EXERCISE PROMPT ▸ Images are not part of the copy; transcribe all the data exactly.

DATA SEGMENT ▸
▼▼▼

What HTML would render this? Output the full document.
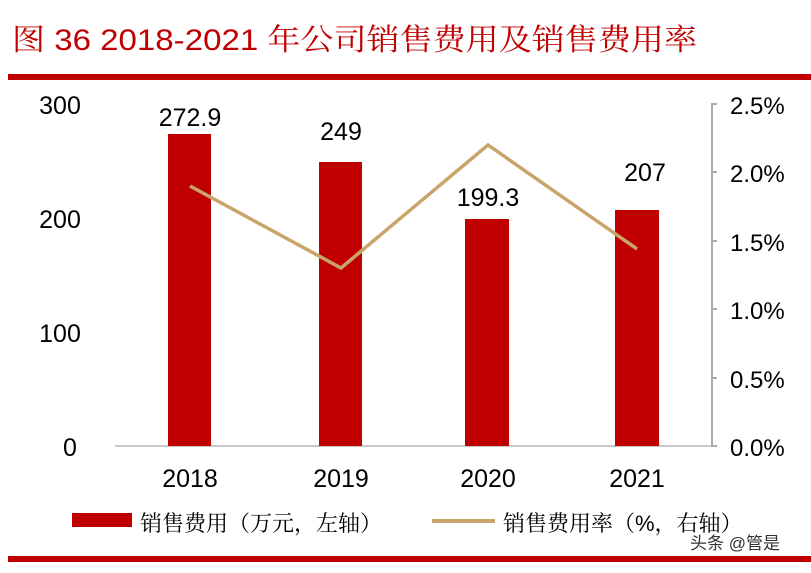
<!DOCTYPE html>
<html><head><meta charset="utf-8"><style>
body{margin:0;background:#fff;width:811px;height:568px;overflow:hidden}
svg text{font-family:"Liberation Sans Narrow","Liberation Sans","Noto Sans CJK SC",sans-serif}
</style></head><body>
<svg width="811" height="568" viewBox="0 0 811 568" xmlns="http://www.w3.org/2000/svg">
<text x="12" y="50" font-size="30" fill="#c00000" style="font-family:'Liberation Sans','Noto Serif CJK SC',serif" textLength="685" lengthAdjust="spacingAndGlyphs">图 36 2018-2021 年公司销售费用及销售费用率</text>
<rect x="8" y="74" width="803" height="6" fill="#c00000"/>
<rect x="8" y="556" width="803" height="6" fill="#c00000"/>
<g font-size="25" fill="#000" text-anchor="middle">
<text x="60" y="114">300</text><text x="60" y="228">200</text><text x="60" y="342">100</text><text x="70" y="456">0</text>
</g>
<g font-size="24" fill="#000" text-anchor="start">
<text x="730" y="114">2.5%</text><text x="730" y="182">2.0%</text><text x="730" y="251">1.5%</text><text x="730" y="319">1.0%</text><text x="730" y="388">0.5%</text><text x="730" y="456">0.0%</text>
</g>
<line x1="115" y1="446" x2="712" y2="446" stroke="#c8c8c8" stroke-width="2"/>
<path d="M717 104 H712 V446 H717 M712 172 h5 M712 241 h5 M712 309 h5 M712 378 h5" stroke="#aaa" stroke-width="2" fill="none"/>
<g fill="#c00000">
<rect x="168" y="134" width="43" height="312"/>
<rect x="319" y="162" width="43" height="284"/>
<rect x="465" y="219" width="44" height="227"/>
<rect x="615" y="210" width="44" height="236"/>
</g>
<polyline points="190,186 341,268 488,145 637,249" fill="none" stroke="#c9a56b" stroke-width="3.5"/>
<g font-size="25" fill="#000" text-anchor="middle">
<text x="190" y="126">272.9</text><text x="341" y="140">249</text><text x="488" y="206">199.3</text><text x="645" y="181">207</text>
<text x="190" y="487">2018</text><text x="341" y="487">2019</text><text x="488" y="487">2020</text><text x="637" y="487">2021</text>
</g>
<rect x="72" y="513" width="60" height="14" fill="#c00000"/>
<text x="140" y="531" font-size="22" style="font-family:'Liberation Sans','Noto Serif CJK SC',serif">销售费用（万元，左轴）</text>
<line x1="432" y1="521" x2="495" y2="521" stroke="#c9a56b" stroke-width="4"/>
<text x="503" y="531" font-size="22" style="font-family:'Liberation Sans','Noto Serif CJK SC',serif">销售费用率（%，右轴）</text>
<text x="690" y="549" font-size="17" fill="#333" style="font-family:'Liberation Sans','Noto Sans CJK SC',sans-serif">头条 @管是</text>
</svg>
</body></html>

▲▲▲

OUTPUT OF THE TASK ▸
What HTML would render this? Output the full document.
<!DOCTYPE html>
<html><head><meta charset="utf-8"><style>
body{margin:0;background:#fff;width:811px;height:568px;overflow:hidden}
svg text{font-family:"Liberation Sans Narrow","Liberation Sans","Noto Sans CJK SC",sans-serif}
</style></head><body>
<svg width="811" height="568" viewBox="0 0 811 568" xmlns="http://www.w3.org/2000/svg">
<text x="12" y="50" font-size="30" fill="#c00000" style="font-family:'Liberation Sans','Noto Serif CJK SC',serif" textLength="685" lengthAdjust="spacingAndGlyphs">图 36 2018-2021 年公司销售费用及销售费用率</text>
<rect x="8" y="74" width="803" height="6" fill="#c00000"/>
<rect x="8" y="556" width="803" height="6" fill="#c00000"/>
<g font-size="25" fill="#000" text-anchor="middle">
<text x="60" y="114">300</text><text x="60" y="228">200</text><text x="60" y="342">100</text><text x="70" y="456">0</text>
</g>
<g font-size="24" fill="#000" text-anchor="start">
<text x="730" y="114">2.5%</text><text x="730" y="182">2.0%</text><text x="730" y="251">1.5%</text><text x="730" y="319">1.0%</text><text x="730" y="388">0.5%</text><text x="730" y="456">0.0%</text>
</g>
<line x1="115" y1="446" x2="712" y2="446" stroke="#c8c8c8" stroke-width="2"/>
<path d="M717 104 H712 V446 H717 M712 172 h5 M712 241 h5 M712 309 h5 M712 378 h5" stroke="#aaa" stroke-width="2" fill="none"/>
<g fill="#c00000">
<rect x="168" y="134" width="43" height="312"/>
<rect x="319" y="162" width="43" height="284"/>
<rect x="465" y="219" width="44" height="227"/>
<rect x="615" y="210" width="44" height="236"/>
</g>
<polyline points="190,186 341,268 488,145 637,249" fill="none" stroke="#c9a56b" stroke-width="3.5"/>
<g font-size="25" fill="#000" text-anchor="middle">
<text x="190" y="126">272.9</text><text x="341" y="140">249</text><text x="488" y="206">199.3</text><text x="645" y="181">207</text>
<text x="190" y="487">2018</text><text x="341" y="487">2019</text><text x="488" y="487">2020</text><text x="637" y="487">2021</text>
</g>
<rect x="72" y="513" width="60" height="14" fill="#c00000"/>
<text x="140" y="531" font-size="22" style="font-family:'Liberation Sans','Noto Serif CJK SC',serif">销售费用（万元，左轴）</text>
<line x1="432" y1="521" x2="495" y2="521" stroke="#c9a56b" stroke-width="4"/>
<text x="503" y="531" font-size="22" style="font-family:'Liberation Sans','Noto Serif CJK SC',serif">销售费用率（%，右轴）</text>
<text x="690" y="549" font-size="17" fill="#333" style="font-family:'Liberation Sans','Noto Sans CJK SC',sans-serif">头条 @管是</text>
</svg>
</body></html>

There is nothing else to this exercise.